VoIP-Pal's antitrust complaint is full of "prolix, repetitive, and at points incoherent allegations" and is "a last-ditch effort by a failing company to avoid the inevitable," defendants AT&T, T-Mobile and Verizon told a federal court in a motion to dismiss the case Friday. VoIP-Pal is suing the three carriers in the U.S. District Court for the District of Columbia, alleging that they're using their market dominance to deliberately withhold unbundled voice-over-Wi-Fi calling and texting from consumers (see 2410300004). The carriers' motion to dismiss (docket 1:24-cv-03051) said that since VoIP-Pal has suffered multiple court defeats in patent-infringement lawsuits, it's using its complaint as a different way of monetizing its patents. VoIP-Pal's offer to settle if one of the Big Three would buy it for $8.75 billion "lays bare what this case is really about," the carriers said. They added that VoIP-Pal lacks antitrust standing and that its complaint fails to allege that any defendant engaged in racketeering activity or that racketeering activity caused VoIP-Pal injury.

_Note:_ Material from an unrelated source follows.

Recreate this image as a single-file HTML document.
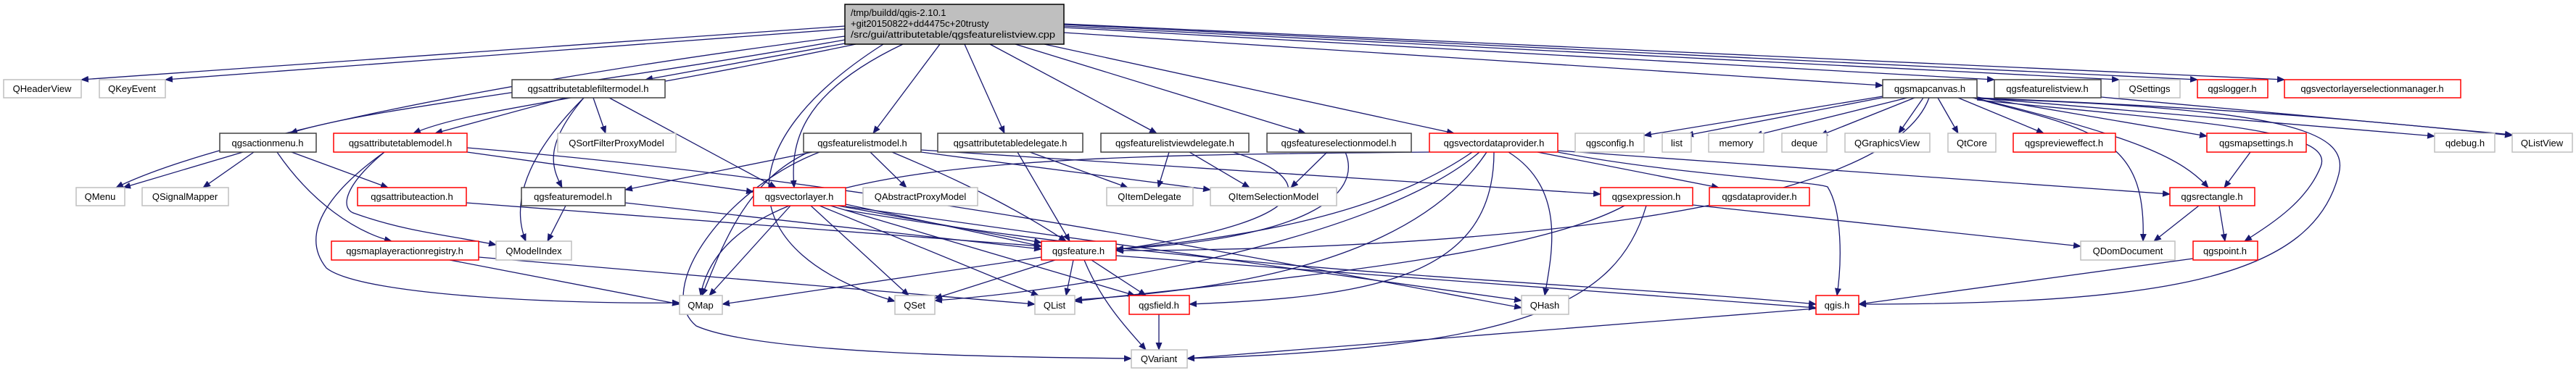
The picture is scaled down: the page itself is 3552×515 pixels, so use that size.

The FCC Wireline Bureau on Monday released a list of U.S. counties where conditional forbearance from the obligation to offer Lifeline-supported voice service applies. Under the commission’s 2016 Lifeline order (see 1807230027), the "forbearance applies only to the Lifeline voice obligation of eligible telecommunications carriers (ETCs) that are designated for purposes of receiving both high-cost and Lifeline support" and not to Lifeline-only ETCs, the bureau said. The 2016 order established the forbearance "in targeted areas where certain competitive conditions are met,” and the FCC “directed the Bureau to release a yearly public notice announcing the counties in which the competitive conditions are met.”
Public interest groups raised concerns about an FCC draft notice of inquiry that proposes changes to how the agency prepares its Telecom Act Section 706 reports to Congress (see 2507170048). Commissioners are set to vote on it at their meeting Thursday. Representatives of Public Knowledge, the National Digital Inclusion Alliance and X-Lab met with an aide to Commissioner Anna Gomez, according to a filing Thursday in docket 25-233.
AT&T has used a third-party radio access network automation app (rApp) from Ericsson to optimize its network, the companies announced Tuesday, noting that it's the first such use of an rApp on a live network. “This accomplishment marks a decisive moment in the industry’s move from closed, single-vendor Self-Organizing Networks toward an open, future-proof architecture based on the standards and frameworks set out by the Open RAN Alliance,” said a news release.
With an almost 65% reduction in BEAD-eligible locations over the past two years, broadband experts on Wednesday highlighted several challenges to deployment and funding that could affect the program's progress.
NTIA should "expressly condition" BEAD funding on a state's commitment not to enforce rate regulation, ACA Connects said in a letter Tuesday to recently confirmed NTIA Administrator Arielle Roth. The agency should also clarify that it won't issue waivers, the group added. Doing so "will have the most immediate impact" in New York, ACA Connects said, noting that ISPs are subject to the state's Affordable Broadband Act (see 2505290045). The law requires ISPs operating there to offer an affordable service plan for low-income households.
Keysight Technologies said on Thursday the only clearance still needed for its proposed buy of wireless tech and testing company Spirent Communications is from China’s State Administration for Market Regulation (SAMR). “With support and assistance from Spirent, Keysight remains committed to working quickly and constructively with SAMR to obtain clearance for the Acquisition,” Keysight said.
Fiber, coaxial cable, fixed wireless access and satellite all meet the 100 millisecond latency requirement in June's BEAD rules restructuring, but they start to differentiate when it comes to other BEAD requirements, Rysavy Research said this week. Rysavy said FWA and satellite don't readily address the 100/20 Mbps throughput requirement. SpaceX data on its Starlink service's uplink performance shows that in every state, Starlink had a range of uplink throughputs in which the lower value fell below the required 20 Mbps speed, it said. Rysavy said some quoted uplink throughput rates for FWA services fall below the required 20 Mbps threshold, though 5G network providers could meet the required threshold via outdoor antennas instead of indoor customer equipment, densifying networks and deploying additional spectrum. It said fiber and coax "offer considerable flexibility" regarding the BEAD requirement of easily scaling speeds over time. It said FWA providers can scale bandwidth through such steps as more spectrum use and deployment of better antenna systems. It questioned how easily satellite operators can scale, given the expense of satellites and their limited operational lifetimes. Rysavy said fiber and 5G-based services "clearly meet" the BEAD requirement of supporting 5G and successor wireless technologies, but called satellite "a poor choice ... due to its limited capacity and throughput rates."